The Boring Future of Russell Brand

Russell Brand has spoken. If there is one nice side effect here it is that everyone is talking about it. That includes me.

One thing I have seen come up recently in Brand’s material is the imperative need for a (political) revolution. In the modern left the current emphasis is on pending ecological catastrophes (with wild finger pointing at recent Act of God-esque weather phenomenon in the USA). There are also many Marx-attuned folks who are convinced that the 2008 financial downturn and the failure to turn it around for everyday people marks the beginning of the “Final Crisis” of capitalism. Brand takes lightly from both tendencies and says a revolution is necessary to avert total environmental and economic collapse. More broadly, this means catastrophe is inevitable and to dodge it we require a revolution.

Readers of “Tired of Progressivism” may think “Well, now you agree with this as you spent over a thousand words convincing me that things are getting shit.” Here I may disappoint. In particular there is nothing certain about a thorough-going revolution. Despite their deep divisions one thing anarchists and communists agreed on was how terrible conditions were and how certain revolution was. In the mid-1800s socialists were convinced one was right around the corner: “Twenty years” they said. Twenty years later it became forty years. By the Great Depression an exiled but esteemed Alexander Berkman committed suicide, convinced he was a burden to the unattainable dream. Weeks later the Spanish anarchists of the CNT and the FAI were critical in preventing a fascist coup d’etat and established one of the most famous revolutions in anarchist history. Emma Goldman said news of the revolution “would have rejuvenated [Berkman] and given him new strength, new hope. If only he had lived a little longer!” Revolution is hard, it is not guaranteed, and even its most fervent believers cannot anticipate its arrival. Do I think a revolution is possible? Absolutely. But I would not be so hasty to predict its arrival.
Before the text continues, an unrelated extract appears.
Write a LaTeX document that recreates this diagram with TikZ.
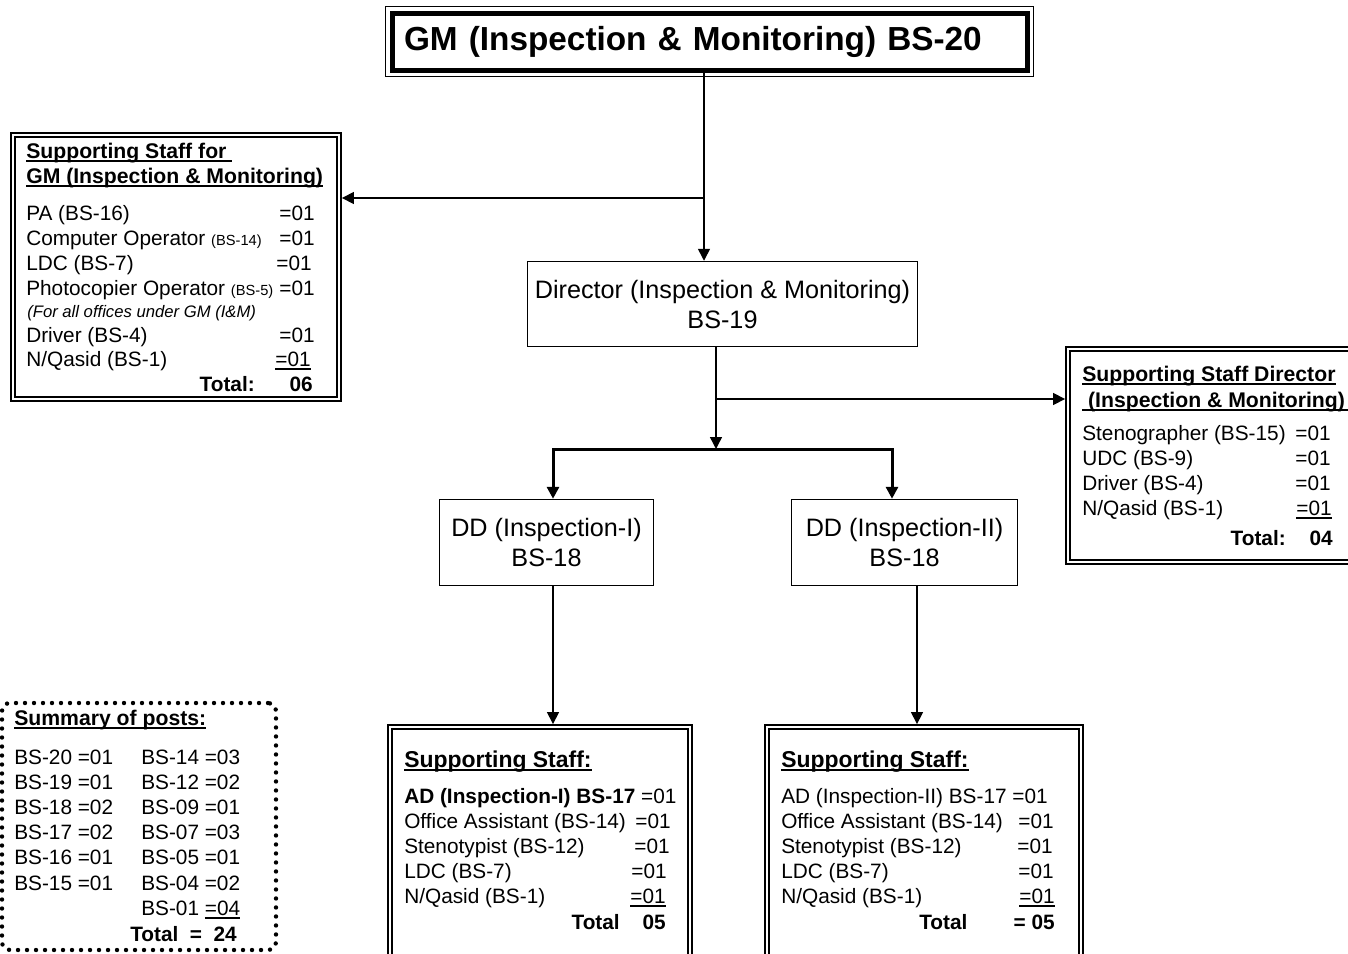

Ultimately this part of the argument rests upon a certain fatalism that came on strong as recently as the 70s (see The Weather Underground). I just don’t feel like environmental catastrophe is enough to induce civilisational collapse and to state that it will is a sort of green millennialism. Again, here I believe ecosystem collapse is a near certainty if we continue to operate as we do, but that doesn’t mean total collapse. Capitalism can continue, protection from the green “End Times” is just another thing you pay for like health insurance. And when inevitably the army of the unemployed is cut down by repeated disasters the remaining working class will be able to assert higher wages bringing up to some kind of post-war economy but higher tech and in an environmental wasteland. Some might argue we can mess up so badly that it is impossible to survive, but this is highly unlikely. Humans have survive a London where the gases from the sewers could kill people. The elites protect themselves, make sure there is enough surplus labour to survive disasters, or at least fund projects to keep the labour alive (at a cost to the labour of course).
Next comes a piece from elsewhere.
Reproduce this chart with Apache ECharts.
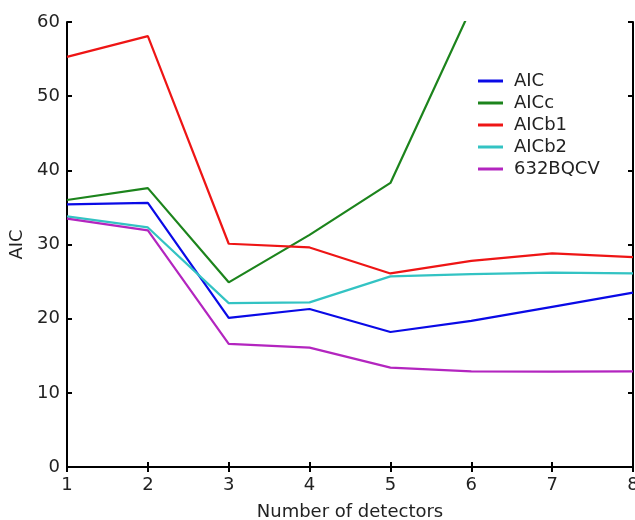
<!DOCTYPE html>
<html>
<head>
<meta charset="utf-8">
<script src="https://cdn.jsdelivr.net/npm/echarts@6/dist/echarts.min.js"></script>
<style>
html,body{margin:0;padding:0;background:#fff;}
#chart{width:635px;height:520px;}
</style>
</head>
<body>
<div id="chart"></div>
<script>
const detectors = [1, 2, 3, 4, 5, 6, 7, 8];
const seriesNames = ['AIC', 'AICc', 'AICb1', 'AICb2', '632BQCV'];
const aic     = [35.4, 35.6, 20.1, 21.3, 18.2, 19.7, 21.6, 23.5];
const aicc    = [36.0, 37.6, 24.9, 31.3, 38.3, 61.9, 95, 130];
const aicb1   = [55.3, 58.1, 30.1, 29.6, 26.1, 27.8, 28.8, 28.3];
const aicb2   = [33.8, 32.3, 22.1, 22.2, 25.7, 26.0, 26.2, 26.1];
const bqcv632 = [33.5, 31.9, 16.6, 16.1, 13.4, 12.9, 12.85, 12.9];
const yTicks  = [0, 10, 20, 30, 40, 50, 60];

const colors = ['#0a0ae6', '#1c841c', '#ee1515', '#33c3c3', '#b325bf'];
const allData = [aic, aicc, aicb1, aicb2, bqcv632];

const chart = echarts.init(document.getElementById('chart'), null, {renderer: 'canvas'});
const font = 'DejaVu Sans, Liberation Sans, Arial, sans-serif';
const axisLine = {show: true, lineStyle: {color: '#000', width: 2}};
const axisTick = {show: true, inside: true, length: 5, lineStyle: {color: '#000', width: 2}};

chart.setOption({
  animation: false,
  backgroundColor: '#fff',
  grid: {left: 67, right: 2, top: 22, bottom: 53, containLabel: false, outerBoundsMode: 'none'},
  legend: {
    orient: 'vertical',
    left: 473,
    top: 66,
    itemWidth: 25,
    itemHeight: 3,
    itemGap: 2,
    icon: 'rect',
    textStyle: {fontFamily: font, fontSize: 18, color: '#222', lineHeight: 20, padding: [0, 0, 0, 6]},
    data: seriesNames
  },
  xAxis: [{
    type: 'value', min: 1, max: 8, interval: 1,
    name: 'Number of detectors', nameLocation: 'middle', nameGap: 36,
    nameTextStyle: {fontFamily: font, fontSize: 18, color: '#222'},
    axisLine: axisLine, axisTick: axisTick,
    axisLabel: {fontFamily: font, fontSize: 18, color: '#222', margin: 9,
      formatter: v => String(detectors[v - 1])},
    splitLine: {show: false}
  }, {
    type: 'value', min: 1, max: 8, interval: 1, position: 'top',
    axisLine: axisLine, axisTick: axisTick, axisLabel: {show: false}, splitLine: {show: false}
  }],
  yAxis: [{
    type: 'value', min: yTicks[0], max: yTicks[yTicks.length - 1], interval: 10,
    name: 'AIC', nameLocation: 'middle', nameGap: 35, nameRotate: 90,
    nameTextStyle: {fontFamily: font, fontSize: 18, color: '#222'},
    axisLine: axisLine, axisTick: axisTick,
    axisLabel: {fontFamily: font, fontSize: 18, color: '#222', margin: 7},
    splitLine: {show: false}
  }, {
    type: 'value', min: yTicks[0], max: yTicks[yTicks.length - 1], interval: 10, position: 'right',
    axisLine: axisLine, axisTick: axisTick, axisLabel: {show: false}, splitLine: {show: false}
  }],
  series: seriesNames.map((n, i) => ({
    name: n,
    type: 'line',
    xAxisIndex: 0, yAxisIndex: 0,
    data: detectors.map((d, j) => [d, allData[i][j]]),
    showSymbol: false,
    symbol: 'none',
    clip: true,
    lineStyle: {color: colors[i], width: 2.2},
    itemStyle: {color: colors[i]}
  }))
});
</script>
</body>
</html>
This is why the wild hand waving of Brand and others over the oncoming environmental catastrophe is so uninteresting to me. It is fundamentally less scary than the post-catastrophe future under capitalism precisely because the latter doesn’t end. Frank Herbert seemed to think that “[b]eyond a critical point within a finite space, freedom diminishes as numbers increase. This is as true for humans in the finite space of a planetary eco-system as it is of gas molecules in a sealed flask. The human question is not how many can possibly survive within the system, but what kind of existence is possible for those who survive.”

Films like Elysium imagine this kind of high-tech division of labour but even their far future imaginings don’t compete with some of science fictions greatest writers who imagined structures that could house more people than planets. Think of the staggering monetary cost of those structures and then think of what that represents in human lives crushed for their creation under capitalism. iPhone suicides would look like a joke: “What you mean in the third millennium they cared if 24 workers were worked to suicide? We don’t think its a problem until its over fifteen percent!”
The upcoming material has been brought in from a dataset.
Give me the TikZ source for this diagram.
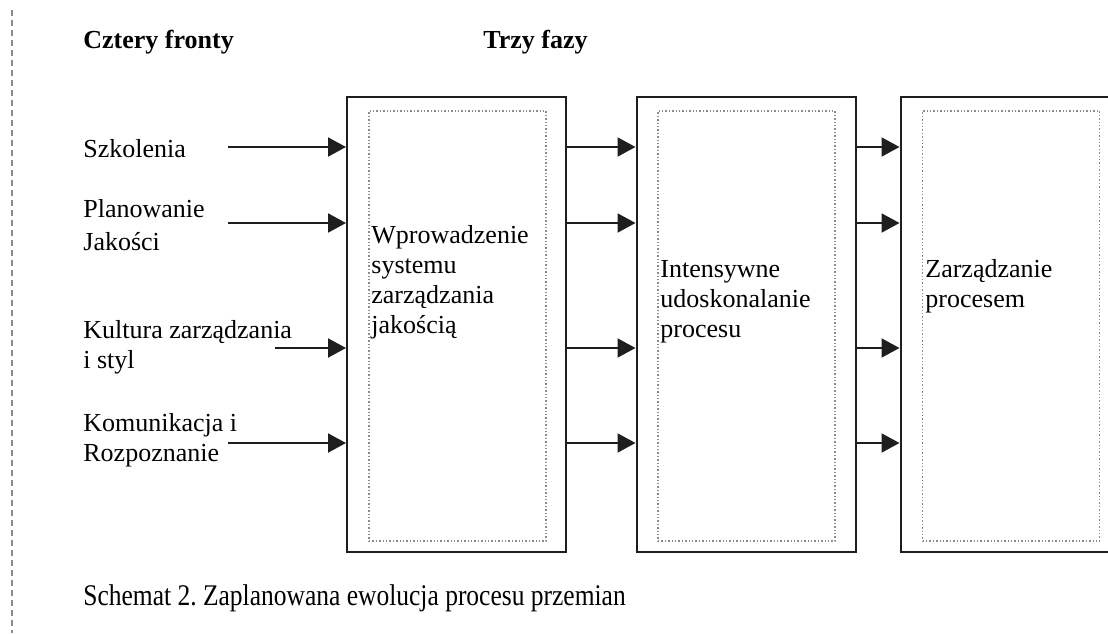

The scariest future is one in which capitalism survives, and it can survive because it is an eminently adaptable beast. It first flourished in the aftermath of colonialism, developed self-moderating capacities during the bad decades before and between the wars, and finally hitting its stride in the post-war years. But we have only been granted the modern boon by the grace of the capitalist and his temporary abundance. Before the capitalist tightens his belt, he will tighten yours and he is ideologically prepared to tighten conditions all the way back to the Depression-era. Further capitalism will be even more capable, now equipped with a knowledge and skill of propaganda inherited from the fascists and tuned by the best technology, a police force equipped with surveillance capabilities that would make Stalin cream his pants, and a nearly global ideology of self-blame if you do not succeed in life.

In the face of these options I am fundamentally unimpressed with the “End Times” theatrics of Brand and others. A human extinction event or natural revolution is it? Great! I can finally take a god-damned break! Call me for the after-party! But I can’t embrace revolution on easy-mode because growing state and economic capacity for exploitation and domination point to a very different future. A future with a greatly circumscribed revolutionary horizon. So lets be revolutionaries, not because it is all going to end but because it is all going to continue.